Small Giant's second game, Rope Racers, involved racing through levels against ghost characters by swinging from a rope that could be projected from the player's character.

==Empires and Puzzles==
Following OddWings Escape and Rope Racers, Soininen described a change in Small Giant's focus away from casual games: "we decided to kill those products pretty quickly and start looking for the big one. How could we really get that top-50 grossing game? What does it take?" EQT Ventures provided Small Giant with EUR 5.4 million in venture capital in 2017 for marketing and game development. In March 2017, Small Giant launched, Empires and Puzzles, a match-three puzzle game that also incorporates elements of role-playing games. By the end of the year, Small Giant reported that Empires and Puzzles had generated US$33 million in revenue. The game won the Game of the Year award at the 2017 Finnish Game Awards in 2017.

EQT Ventures invested an additional US$41 million in Small Giant Games in January 2018 to assist with scaling the game to a larger audience. Only four months into the year, Empires and Puzzles exceeded its revenue generation for 2017. By the end of 2018, it had been downloaded 26 million times from the Google Play Store and Apple App Store. Empires and Puzzles won the award for "Best Breakthrough Hit" in the 2018 Google Play Awards; Small Giant was a nominee for Best Live Ops and Best Developer at the Pocket Gamer Mobile Games Awards in 2019.

On September 17, 2024 Empires & Puzzles released their first major game expansion and largest content update, Dragon Dawn.

==Acquisition by Zynga==
In December 2018, Zynga announced that it had reached an agreement to purchase Small Giant Games. Zynga purchased 80% of the company initially for US$330 million in cash and US$230 million in Zynga unregistered common stock. The terms for purchasing the remaining portion of the company was set to be based on its performance over the three years following the initial acquisition.

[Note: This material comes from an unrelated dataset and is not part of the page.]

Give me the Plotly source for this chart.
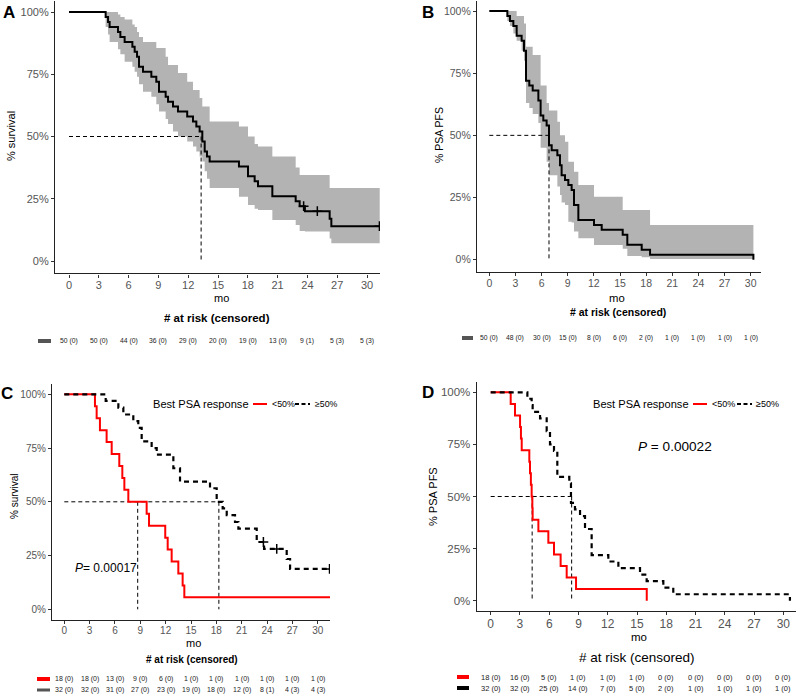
import plotly.graph_objects as go

# ---------------- data ----------------
ticks_mo = [0, 3, 6, 9, 12, 15, 18, 21, 24, 27, 30]
y_ticks = [0, 25, 50, 75, 100]
y_ticktext = ["0%", "25%", "50%", "75%", "100%"]

# Panel A: overall survival (n=50)
A_time = [0, 3.69, 3.93, 4.09, 4.93, 5.17, 5.60, 6.38, 6.61, 6.85, 7.05, 7.45, 8.29, 8.79, 9.06, 9.73, 9.97,
          10.47, 10.97, 11.9, 12.48, 12.82, 13.15, 13.42, 13.66, 13.89, 14.16, 17.11, 18.02, 18.69, 19.03,
          20.47, 22.82, 23.22, 23.75, 26.24, 26.41, 31.28]
A_surv = [100, 98, 96, 94, 92, 90, 88, 86, 84, 82, 78, 76, 74, 72, 68, 66, 64, 62, 60, 58, 56, 54, 52, 48,
          44, 42, 40, 38, 34, 32, 30, 26, 24, 22, 20, 17, 14, 14]
A_upper = [100, 100, 100, 100, 99, 98, 97, 95, 94, 92, 90, 88, 88, 85.5, 85.5, 82, 78.7, 78.7, 75.5, 72,
           68.7, 68.7, 65.5, 62, 62, 62, 56, 54, 50, 47, 46, 42, 37.5, 34.5, 34.5, 29.3, 29.3, 29.3]
A_lower = [100, 94, 91, 88, 85, 83, 80, 78, 76, 74, 71, 68, 66, 63, 60, 57, 55, 52, 50, 48, 46, 44, 42, 40,
           36, 33, 29.3, 25.8, 22.5, 21, 20.5, 16.5, 14.5, 12, 11.8, 9, 7.1, 7.1]
A_cens_time = [23.62, 25.0, 31.25]
A_cens_surv = [22, 20, 14]
A_median = 13.3
A_risk = ["50 (0)", "50 (0)", "44 (0)", "36 (0)", "29 (0)", "20 (0)", "19 (0)", "13 (0)", "9 (1)", "5 (3)", "5 (3)"]

# Panel B: PSA PFS (n=50)
B_time = [0, 2.07, 2.37, 2.76, 3.14, 3.71, 3.98, 4.21, 4.59, 4.98, 5.63, 5.89, 6.20, 6.58, 6.85, 7.16, 7.81,
          8.11, 8.30, 8.69, 9.07, 9.45, 9.72, 10.22, 12.02, 12.90, 15.31, 15.84, 17.49, 18.45, 30.31]
B_surv = [100, 98, 96, 94, 90, 88, 84, 72, 70, 68, 64, 58, 56, 54, 46, 44, 42, 38, 34, 32, 30, 28, 22, 16,
          14, 12, 10, 6, 4, 2, 0]
B_upper = [100, 100, 100, 100, 98, 98, 95, 85.6, 85.6, 82.3, 82.3, 70, 70, 63, 60, 60, 55.5, 50, 50, 47.4,
           39.4, 39.4, 35.4, 30, 25.3, 25.3, 20, 20, 20, 14, 14]
B_lower = [100, 96, 94, 91, 88, 84, 80, 63, 61, 58.6, 55, 45, 45, 39.4, 34, 34, 29.4, 26, 23, 22, 15.3, 15,
           11.3, 8.6, 5.9, 5.9, 4.4, 1.5, 1, 0.3, 0.3]
B_median = 6.85
B_risk = ["50 (0)", "48 (0)", "30 (0)", "15 (0)", "8 (0)", "6 (0)", "2 (0)", "1 (0)", "1 (0)", "1 (0)", "1 (0)"]

# Panel C: survival by best PSA response
C_lt_time = [0, 3.63, 3.83, 4.22, 5.01, 5.61, 6.51, 6.87, 7.11, 7.58, 9.75, 10.03, 11.95, 12.24, 12.71,
             13.50, 14.01, 14.21, 31.66]
C_lt_surv = [100, 94.4, 88.9, 83.3, 77.8, 72.2, 66.7, 61.1, 55.6, 50, 44.4, 38.9, 33.3, 27.8, 22.2, 16.7,
             11.1, 5.6, 5.6]
C_ge_time = [0, 4.9, 6.40, 6.99, 8.17, 8.76, 9.16, 10.34, 10.94, 12.91, 13.70, 17.25, 18.04, 18.75, 19.23,
             20.21, 20.61, 22.78, 23.65, 26.33, 26.73, 31.46]
C_ge_surv = [100, 96.9, 93.8, 90.6, 87.5, 84.4, 78.1, 75.0, 71.9, 65.6, 59.4, 56.3, 50.0, 46.9, 43.8, 40.6,
             37.5, 31.3, 28.1, 23.4, 18.8, 18.8]
C_cens_time = [23.57, 25.15, 31.4]
C_cens_surv = [31.3, 28.1, 18.8]
C_medians = [8.69, 18.3]
C_risk_lt = ["18 (0)", "18 (0)", "13 (0)", "9 (0)", "6 (0)", "1 (0)", "1 (0)", "1 (0)", "1 (0)", "1 (0)", "1 (0)"]
C_risk_ge = ["32 (0)", "32 (0)", "31 (0)", "27 (0)", "23 (0)", "19 (0)", "18 (0)", "12 (0)", "8 (1)", "4 (3)", "4 (3)"]
C_pvalue = "0.00017"

# Panel D: PSA PFS by best PSA response
D_lt_time = [0, 2.05, 2.49, 3.01, 3.10, 3.18, 3.96, 4.03, 4.12, 4.20, 4.27, 4.30, 4.89, 5.91, 6.49, 7.17,
             7.79, 8.75, 16.0]
D_lt_surv = [100, 94.4, 88.9, 83.3, 77.8, 72.2, 66.7, 61.1, 55.6, 50.0, 44.4, 38.9, 33.3, 27.8, 22.2, 16.7,
             11.1, 5.6, 0]
D_ge_time = [0, 3.76, 4.20, 4.30, 5.06, 5.74, 6.08, 6.49, 6.83, 8.06, 8.23, 8.64, 9.16, 9.67, 10.35, 12.06,
             13.09, 15.31, 15.99, 17.70, 18.72, 30.68]
D_ge_surv = [100, 96.9, 93.8, 90.6, 87.5, 81.3, 75.0, 71.9, 59.4, 56.3, 46.9, 43.8, 40.6, 34.4, 21.9, 18.8,
             15.6, 12.5, 9.4, 6.3, 3.1, 0]
D_medians = [4.25, 8.3]
D_risk_lt = ["18 (0)", "16 (0)", "5 (0)", "1 (0)", "1 (0)", "1 (0)", "0 (0)", "0 (0)", "0 (0)", "0 (0)", "0 (0)"]
D_risk_ge = ["32 (0)", "32 (0)", "25 (0)", "14 (0)", "7 (0)", "5 (0)", "2 (0)", "1 (0)", "1 (0)", "1 (0)", "1 (0)"]
D_pvalue = "0.00022"

# ---------------- layout helpers ----------------
W, H = 797, 696
FONT = "Liberation Sans, Arial, sans-serif"
RED = "#ff0000"
BAND = "rgb(179,179,179)"
TICKGREY = "#555555"


def fx(px):
    return min(max(px / W, 0.0), 1.0)


def fy(py):
    return min(max(1 - py / H, 0.0), 1.0)


# pixel calibration of each panel: axis left/right, position of t=0 and t=30, of 100% and 0%
PANELS = {
    "A": dict(left=55, right=380, x0=69, x30=367, y100=12, y0=261, tick=11, ytick=11),
    "B": dict(left=477, right=761, x0=489.3, x30=750.7, y100=11, y0=259.7, tick=10.5, ytick=10.5),
    "C": dict(left=52, right=330, x0=64.3, x30=317.7, y100=394.3, y0=609.3, tick=10, ytick=10),
    "D": dict(left=476.7, right=796, x0=490.7, x30=783.3, y100=392.3, y0=600.7, tick=12, ytick=11.5),
}

fig = go.Figure()
layout = dict(width=W, height=H, margin=dict(l=0, r=0, t=0, b=0), autosize=False,
              paper_bgcolor="white", plot_bgcolor="white", showlegend=False)

for i, key in enumerate(["A", "B", "C", "D"]):
    p = PANELS[key]
    pxm = (p["x30"] - p["x0"]) / 30.0
    pyp = (p["y0"] - p["y100"]) / 100.0
    xr = [(p["left"] - p["x0"]) / pxm, (p["right"] - p["x0"]) / pxm]
    top = max(p["y100"] - 5 * pyp, 0.5)
    bottom = p["y0"] + 5 * pyp
    yr = [(p["y0"] - bottom) / pyp, (p["y0"] - top) / pyp]
    sfx = "" if i == 0 else str(i + 1)
    layout["xaxis" + sfx] = dict(
        domain=[fx(p["left"]), fx(p["right"])], range=xr, anchor="y" + sfx,
        tickmode="array", tickvals=ticks_mo, ticktext=[str(t) for t in ticks_mo],
        showline=True, linecolor="#222222", linewidth=1.2, ticks="outside", ticklen=3,
        tickcolor="#333333", tickwidth=1, showgrid=False, zeroline=False, ticklabelstandoff=-2,
        tickfont=dict(family=FONT, size=p["tick"], color=TICKGREY), fixedrange=True)
    layout["yaxis" + sfx] = dict(
        domain=[fy(bottom), fy(top)], range=yr, anchor="x" + sfx,
        tickmode="array", tickvals=y_ticks, ticktext=y_ticktext,
        showline=True, linecolor="#222222", linewidth=1.2, ticks="outside", ticklen=3,
        tickcolor="#333333", tickwidth=1, showgrid=False, zeroline=False,
        tickfont=dict(family=FONT, size=p["ytick"], color=TICKGREY), fixedrange=True)

fig.update_layout(**layout)


def band(time, upper, lower, xa, ya):
    fig.add_trace(go.Scatter(x=time, y=upper, mode="lines", line=dict(width=0, shape="hv"),
                             xaxis=xa, yaxis=ya, hoverinfo="skip"))
    fig.add_trace(go.Scatter(x=time, y=lower, mode="lines", line=dict(width=0, shape="hv"),
                             fill="tonexty", fillcolor=BAND, xaxis=xa, yaxis=ya, hoverinfo="skip"))


def medians(meds, xa, ya):
    dash = dict(color="black", width=1, dash="4px,3px")
    fig.add_trace(go.Scatter(x=[0, max(meds)], y=[50, 50], mode="lines", line=dash, xaxis=xa, yaxis=ya))
    for m in meds:
        fig.add_trace(go.Scatter(x=[m, m], y=[50, 0], mode="lines", line=dash, xaxis=xa, yaxis=ya))


def curve(time, surv, xa, ya, color="black", width=2, dash=None):
    fig.add_trace(go.Scatter(x=time, y=surv, mode="lines",
                             line=dict(color=color, width=width, shape="hv", dash=dash),
                             xaxis=xa, yaxis=ya))


def censor(time, surv, xa, ya):
    fig.add_trace(go.Scatter(x=time, y=surv, mode="markers",
                             marker=dict(symbol="cross-thin", size=7, line=dict(color="black", width=1.5)),
                             xaxis=xa, yaxis=ya))


# Panel A
band(A_time, A_upper, A_lower, "x", "y")
medians([A_median], "x", "y")
curve(A_time, A_surv, "x", "y")
censor(A_cens_time, A_cens_surv, "x", "y")

# Panel B
band(B_time, B_upper, B_lower, "x2", "y2")
medians([B_median], "x2", "y2")
curve(B_time, B_surv, "x2", "y2")

# Panel C
medians(C_medians, "x3", "y3")
curve(C_lt_time, C_lt_surv, "x3", "y3", color=RED, width=2)
curve(C_ge_time, C_ge_surv, "x3", "y3", color="black", width=2.2, dash="5px,4px")
censor(C_cens_time, C_cens_surv, "x3", "y3")

# Panel D
medians(D_medians, "x4", "y4")
curve(D_lt_time, D_lt_surv, "x4", "y4", color=RED, width=2)
curve(D_ge_time, D_ge_surv, "x4", "y4", color="black", width=2.2, dash="5px,4px")

# ---------------- annotations ----------------
ann = []


def text(t, px, py, size, color="black", bold=False, xanchor="center", angle=0):
    ann.append(dict(text=("<b>%s</b>" % t) if bold else t, x=fx(px), y=fy(py), xref="paper", yref="paper",
                    showarrow=False, font=dict(family=FONT, size=size, color=color),
                    xanchor=xanchor, yanchor="middle", textangle=angle))


def risk_row(values, xref, py, size=7):
    for t, v in zip(ticks_mo, values):
        ann.append(dict(text=v, x=t, y=fy(py), xref=xref, yref="paper", showarrow=False,
                        font=dict(family=FONT, size=size, color="#222222"), xanchor="center", yanchor="middle"))


# panel letters
text("A", 9, 13, 17, bold=True)
text("B", 428, 12, 17, bold=True)
text("C", 7, 393, 17, bold=True)
text("D", 428, 392, 17, bold=True)

# axis titles
text("% survival", 11, 136, 11, angle=-90)
text("% PSA PFS", 439, 135, 10.5, angle=-90)
text("% survival", 14, 496, 10, angle=-90)
text("% PSA PFS", 433, 497, 11, angle=-90)

text("mo", 221, 298, 11)
text("mo", 617, 298, 11.3)
text("mo", 193, 643, 11)
text("mo", 639, 637, 11.5)

text("# at risk (censored)", 217, 318, 11.5, bold=True)
text("# at risk (censored)", 618, 312, 10.5, bold=True)
text("# at risk (censored)", 192, 659, 10, bold=True)
text("# at risk (censored)", 637, 657, 13.5)

# risk tables
risk_row(A_risk, "x", 341, 6.8)
risk_row(B_risk, "x2", 338, 6.8)
risk_row(C_risk_lt, "x3", 679, 7)
risk_row(C_risk_ge, "x3", 690, 7)
risk_row(D_risk_lt, "x4", 677, 7.5)
risk_row(D_risk_ge, "x4", 688, 7.5)

# legends
text("Best PSA response", 151, 404, 11.1, xanchor="left")
text("&lt;50%", 270, 404, 8.8, xanchor="left")
text("≥50%", 313, 404, 8.8, xanchor="left")
text("Best PSA response", 591, 404, 11.1, xanchor="left")
text("&lt;50%", 710, 404, 9, xanchor="left")
text("≥50%", 754, 404, 9, xanchor="left")

# p-values
text("<i>P</i>= " + C_pvalue, 73, 568, 12, xanchor="left")
text("<i>P</i> = " + D_pvalue, 636, 446, 13.6, xanchor="left")

shapes = []


def rect(x0, x1, y0, y1, color):
    shapes.append(dict(type="rect", xref="paper", yref="paper", x0=fx(x0), x1=fx(x1), y0=fy(y1), y1=fy(y0),
                       fillcolor=color, line=dict(width=0)))


def seg(x0, x1, py, color, dash=None, width=2):
    shapes.append(dict(type="line", xref="paper", yref="paper", x0=fx(x0), x1=fx(x1), y0=fy(py), y1=fy(py),
                       line=dict(color=color, width=width, dash=dash)))


rect(38, 51, 339, 343, "#555555")
rect(462, 473, 336, 340, "#555555")
rect(37, 50, 677, 681, RED)
rect(37, 50, 688.5, 691.5, "#555555")
rect(457, 469, 675, 679, RED)
rect(457, 469, 686, 690, "black")

seg(253, 267, 404, RED)
seg(295, 310, 404, "black", dash="4px,2.5px", width=2.2)
seg(693, 707, 404, RED)
seg(737, 752, 404, "black", dash="4px,2.5px", width=2.2)

fig.update_layout(annotations=ann, shapes=shapes)
fig.write_html("out.html", config={"displayModeBar": False},
               post_script="document.body.style.margin='0';document.body.style.padding='0';"
                           "document.body.style.overflow='hidden';")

Empires and Puzzles continued to perform well for Small Giant and Zynga. In October 2019, the game reached US$500 million in lifetime revenue and reached 41 million downloads. In May 2020, Zynga paid the first of three installments for the remaining 20 percent of the company, transferring $122 million to Small Giant after Zynga posted $404 million in revenue for the first quarter of 2020, a 52% increase. The strong performance of Empires & Puzzles resulted in a second performance-based earnout payment of $240 million in May 2021, and total payments for the acquisition ultimately surpassed $922 million. Empires and Puzzles celebrated a new milestone for the game with its 9 year anniversary on March 18th, 2026.
Small Giant soft launched its next game, Puzzle Combat, on March 8, 2019. The game shares many gameplay elements with Empires and Puzzles, but it features a modern warfare setting.